What is an American?

Andem

dev
Mar 24, 2002
5,643
128
63
Larnaka
AMERICA AND AMERICANS

The name "America" first began to appear on maps in the early 1500’s, always being placed in the area of present-day Venezuela or toward Nicaragua. Later, the name was applied to the entire continent of America consisting of North America, South America, the Caribbean, and offshore areas such as Newfoundland and Greenland. Today, the plural form of "the Americas" is sometimes used because of the many subregions: North America, South America, Meso-America (Mexico and northern Central America), Central America, Arctic America, etc.

America as a name may stem from the mountain range known as Amerique located in Nicaragua or it may stem from a word common to several American languages of the Caribbean and South America, namely Maraca (pronounced maracá, maráca, and mbaraca). This word, meaning rattle or gourd, is found as a place name in Venezuela (Maracapana, Maracay, Maracaibo), Trinidad (Maracas), Puerto Rico (Maracayu, etc.), Brazil (Maraca, Itamaraca) and elsewhere.

Many very early maps of the Caribbean region show an island located to the northwest of Venezuela (where Nicaragua is actually located) called "Tamaraque" which has been interpreted as "T.amaraque" standing for tierra or terra (land) of Amaraque.
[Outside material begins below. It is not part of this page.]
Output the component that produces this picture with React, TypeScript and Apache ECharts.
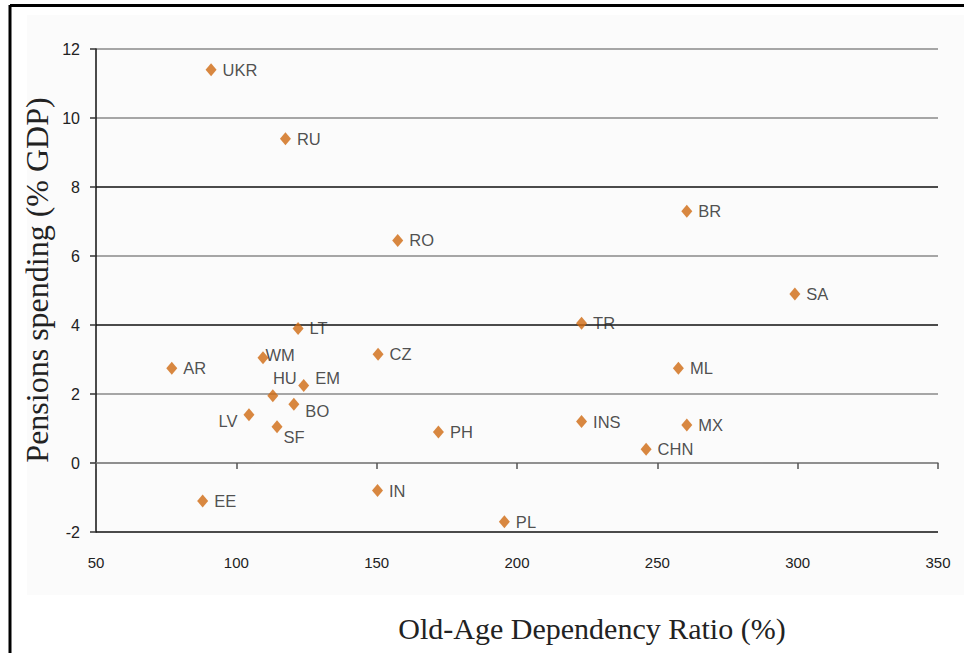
import React, { useEffect, useRef } from "react";
import * as echarts from "echarts";

const countries = ["UKR", "RU", "BR", "RO", "SA", "TR", "LT", "WM", "CZ", "AR", "ML", "EM", "HU", "BO", "LV", "INS", "MX", "SF", "PH", "CHN", "EE", "IN", "PL"];
const dependencyRatio = [91, 117.5, 260.5, 157.5, 299, 223, 122, 109.5, 150.5, 77, 257.5, 124, 113, 120.5, 104.5, 223, 260.5, 114.5, 172, 246, 88, 150.3, 195.5];
const pensionSpending = [11.4, 9.4, 7.3, 6.45, 4.9, 4.05, 3.9, 3.05, 3.15, 2.75, 2.75, 2.25, 1.95, 1.7, 1.4, 1.2, 1.1, 1.05, 0.9, 0.4, -1.1, -0.8, -1.7];

const xTitle = "Old-Age Dependency Ratio (%)";
const yTitle = "Pensions spending (% GDP)";

const labelTweaks: Record<string, any> = {
  WM: { position: "right", offset: [-9, -3] },
  HU: { position: "top", offset: [12, 3] },
  EM: { position: "right", offset: [0, -7] },
  BO: { position: "right", offset: [0, 7] },
  LV: { position: "left", offset: [0, 6] },
  SF: { position: "right", offset: [-5, 10] },
};

export default function App() {
  const ref = useRef<HTMLDivElement>(null);
  useEffect(() => {
    if (!ref.current) return;
    const chart = echarts.init(ref.current, undefined, { renderer: "svg" });
    const data = countries.map((c, i) => ({
      name: c,
      value: [dependencyRatio[i], pensionSpending[i]],
      label: labelTweaks[c] || {},
    }));
    chart.setOption({
      animation: false,
      backgroundColor: "#ffffff",
      graphic: [
        { type: "rect", z: -10, shape: { x: 27, y: 15, width: 940, height: 580 }, style: { fill: "#fbfbfb" } },
        { type: "line", shape: { x1: 10, y1: 5.5, x2: 964, y2: 5.5 }, style: { stroke: "#000", lineWidth: 3 } },
        { type: "line", shape: { x1: 10, y1: 5, x2: 10, y2: 653 }, style: { stroke: "#000", lineWidth: 3 } },
        {
          type: "text",
          x: 592,
          y: 628,
          style: { text: xTitle, fontFamily: "Liberation Serif", fontSize: 30, fill: "#222", align: "center", verticalAlign: "middle" },
        },
        {
          type: "text",
          x: 37,
          y: 280,
          rotation: Math.PI / 2,
          style: { text: yTitle, fontFamily: "Liberation Serif", fontSize: 32, fill: "#222", align: "center", verticalAlign: "middle" },
        },
      ],
      grid: { left: 96, right: 26, top: 49, bottom: 121, containLabel: false, outerBoundsMode: "none" },
      xAxis: {
        type: "value",
        min: 50,
        max: 350,
        interval: 50,
        axisLine: { show: true, onZero: true, lineStyle: { color: "#888", width: 1.5 } },
        axisTick: { show: true, inside: false, length: 6, lineStyle: { color: "#555", width: 1.5 } },
        axisLabel: { margin: 23, fontFamily: "Liberation Sans", fontSize: 15, color: "#222" },
        splitLine: { show: false },
      },
      yAxis: {
        type: "value",
        min: -2,
        max: 12,
        interval: 2,
        axisLine: { show: true, lineStyle: { color: "#111", width: 1.5 } },
        axisTick: { show: true, length: 6, lineStyle: { color: "#333", width: 1.5 } },
        axisLabel: { margin: 16, fontFamily: "Liberation Sans", fontSize: 16, color: "#222" },
        splitLine: {
          show: true,
          lineStyle: {
            color: ["#111", "#8a8a8a", "#8a8a8a", "#111", "#8a8a8a", "#111", "#8a8a8a", "#8a8a8a"],
            width: 1.6,
          },
        },
      },
      series: [
        {
          type: "scatter",
          symbol: "diamond",
          symbolSize: [11, 13],
          itemStyle: { color: "#CF6A12" },
          label: {
            show: true,
            position: "right",
            distance: 6,
            formatter: "{b}",
            fontFamily: "Liberation Sans",
            fontSize: 16.5,
            color: "#222",
          },
          data,
        },
      ],
    });
    return () => chart.dispose();
  }, []);
  return <div ref={ref} style={{ position: "fixed", left: 0, top: 0, width: 964, height: 653 }} />;
}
Most of us have probably been taught that America as a name is derived from that of Amerigo Vespucci. Strangely enough, Vespucci’s first name is more often recorded as Albérico rather than Amerigo. It may well be that the name America is not derived from his name but we know for sure that it was first applied to South America or Central America and not to the area of the United States.

From the early 1500’s until the mid-1700’s the only people called Americans were First Nations People. Similarly the people called Mexicans, Canadians, Brazilians, Peruvians, etc. were all Native People. In 1578, for example, George Best of Britain wrote about "those Americans and Indians" by which he referred to our Native American Ancestors as Americans and the people of India and Indonesia as Indians. In 1650 a Dutch work referred to the Algonkians of the Manhattan area as "the Americans or Natives." In 1771 a Dutch dictionary noted that "the Americans are red in their skins". As late as 1845 another Dutch dictionary defined mestizos (mestis) as being children of a "European" and an "American" parent.
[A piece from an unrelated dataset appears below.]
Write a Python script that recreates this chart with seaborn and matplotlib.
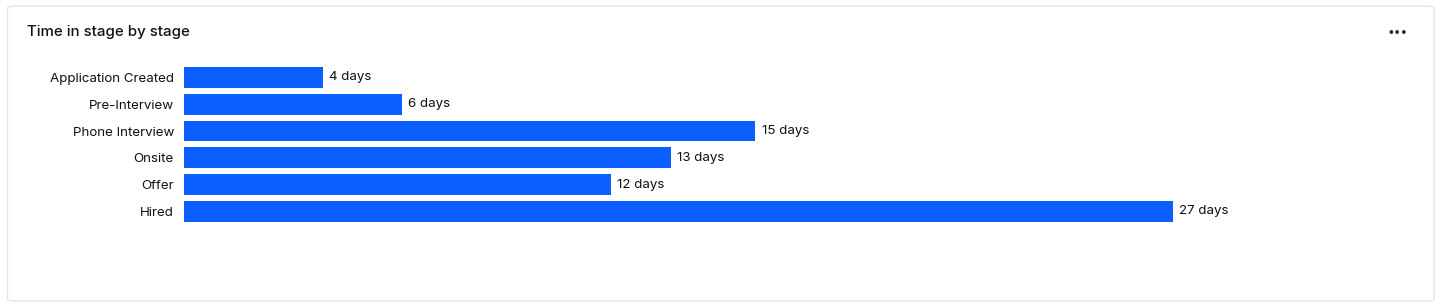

English usage is very little different. John Wesley, in 1747, referred to First Nations People of Georgia as "the Americans." The Quaker traveler William Bartram, after a lengthy tour among the Creeks, Cherokees, and Choctaws in the 1770’s, refers to them as "the Americans." Samuel Johnson’s Dictionary (1827 edition) has: "American [from America]. An aboriginal native of America; an inhabitant of America."
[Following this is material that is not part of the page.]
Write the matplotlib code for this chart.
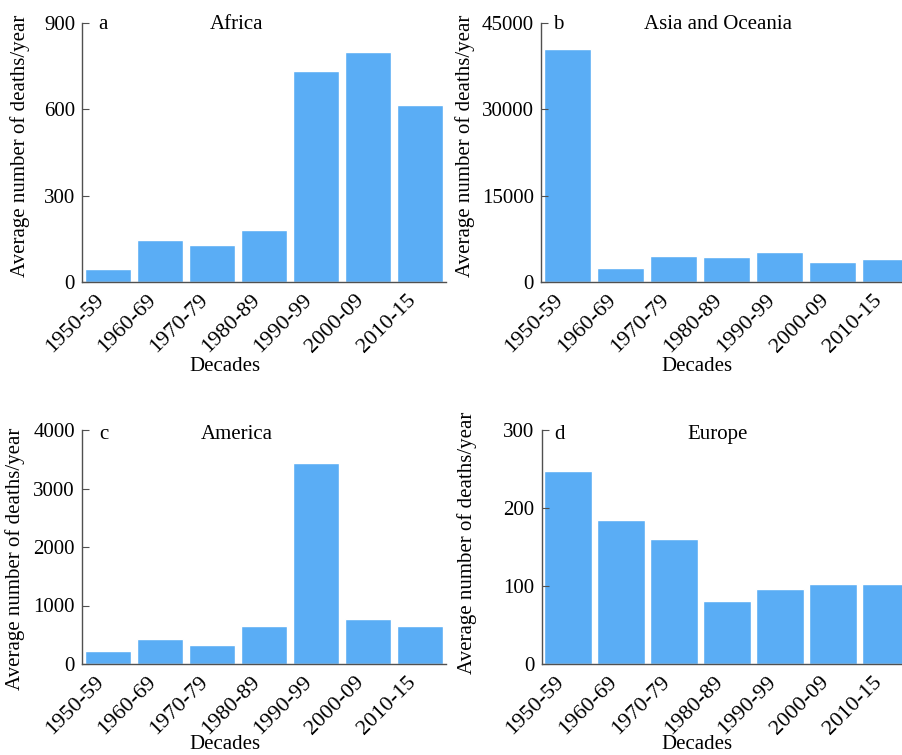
import matplotlib
matplotlib.use("Agg")
import matplotlib.pyplot as plt
from matplotlib.transforms import ScaledTranslation

plt.rcParams['font.family'] = ['Liberation Serif', 'DejaVu Serif']
plt.rcParams['font.size'] = 15

# Datos (promedio de muertes por año)
decades = ["1950-59", "1960-69", "1970-79", "1980-89", "1990-99", "2000-09", "2010-15"]
africa = [44, 146, 130, 181, 733, 798, 615]
asia_oceania = [40500, 2440, 4470, 4290, 5220, 3480, 4000]
america = [228, 427, 325, 650, 3436, 775, 650]
europe = [248, 184, 160, 81, 96, 103, 103]

panels = [
    ("a", "Africa", africa, 900, [0, 300, 600, 900]),
    ("b", "Asia and Oceania", asia_oceania, 45000, [0, 15000, 30000, 45000]),
    ("c", "America", america, 4000, [0, 1000, 2000, 3000, 4000]),
    ("d", "Europe", europe, 300, [0, 100, 200, 300]),
]

W, H = 902, 755
fig = plt.figure(figsize=(W / 100, H / 100), dpi=100)

# posiciones en pixeles: (izq, arriba, ancho, alto)
boxes = [(82, 23, 364, 259), (541, 23, 371, 259), (82, 430, 364, 234), (541.5, 430, 371, 234)]
ylab_xy = [(-0.1425, 0.525), (-0.178, 0.525), (-0.1565, 0.449), (-0.174, 0.517)]
xlab_xy = [(0.393, -0.29), (0.42, -0.29), (0.393, -0.305), (0.419, -0.305)]
letter_x = [98, 553, 99, 554]
title_x = [237, 718, 237, 718]
baseline_y = [29.3, 29.3, 439.3, 439.3]
spine_col = "#505050"

for i, (letter, name, vals, ymax, yticks) in enumerate(panels):
    l, t, w, h = boxes[i]
    ax = fig.add_axes([l / W, 1 - (t + h) / H, w / W, h / H])
    ax.bar(range(len(decades)), vals, width=0.9, color="#5aadf5",
           edgecolor="white", linewidth=1)
    ax.set_xlim(-0.5, len(decades) - 0.5)
    ax.set_ylim(0, ymax)
    ax.set_yticks(yticks)
    ax.set_xticks(range(len(decades)))
    ax.set_xticklabels(decades, rotation=45, ha="right", fontsize=16)
    off = ScaledTranslation(4 / 100, 0, fig.dpi_scale_trans)
    for lab in ax.get_xticklabels():
        lab.set_transform(lab.get_transform() + off)
    ax.tick_params(axis="y", direction="in", length=5, width=0.8, pad=5, color=spine_col)
    ax.tick_params(axis="x", length=0, pad=6)
    for s in ["top", "right"]:
        ax.spines[s].set_visible(False)
    for s in ["left", "bottom"]:
        ax.spines[s].set_linewidth(1)
        ax.spines[s].set_color(spine_col)
    ax.set_ylabel("Average number of deaths/year")
    ax.yaxis.set_label_coords(*ylab_xy[i])
    ax.set_xlabel("Decades", va="top")
    ax.xaxis.set_label_coords(*xlab_xy[i])
    fig.text(letter_x[i] / W, 1 - baseline_y[i] / H, letter, va="baseline", ha="left")
    fig.text(title_x[i] / W, 1 - baseline_y[i] / H, name, va="baseline", ha="center")

fig.savefig("out.png", dpi=100)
In 1875, Charles Maclaren, in a British encyclopedia, wrote of "the American race," "the color of the American," "the American natives" and "the Americans" by which he meant "the Americans of indigenous races." More recently (1986), the Chronicle of Higher Education noted that "Scientists Find Evidence of Earliest Americans" in northeastern Brazil (32,000 years old). These "earliest Americans" were Native Americans.

Beginning in the 1740’s-1780’s British newspapers also began to refer to their British subjects on the Atlantic seaboard as Americans in the sense of Britons living in America. After the United States became independent in the 1780’s, its new citizens began to refer to themselves as Americans, perhaps trying to identify with the famous Chief Tammany and the continent of America.

It is incorrect usage to refer to the United States as America. It is "of America," and America is the entire continent. California was part of America before it became part of the United States, and everything from Canada to Chile is still considered to be part of America.


Jack D. Forbes

[see Mestizo]

[see American Indian]


Forbes 10/94
 

Reverend Blair

Council Member
Apr 3, 2004
1,238
1
38
Winnipeg
Common usage is reality though. Americans are, in this day and age, citizens of the United States of America. The rest of us are something else...Canadians, Mexicans, fans of Hugo Chavez...whatever.

I think at this point it would be better to differentiate between the citizens of the United States by referring to those who support democracy and the stated views of the founding fathers as Americans and those who see corporatism and the domination of others as imperative to their well-being as Amerikans.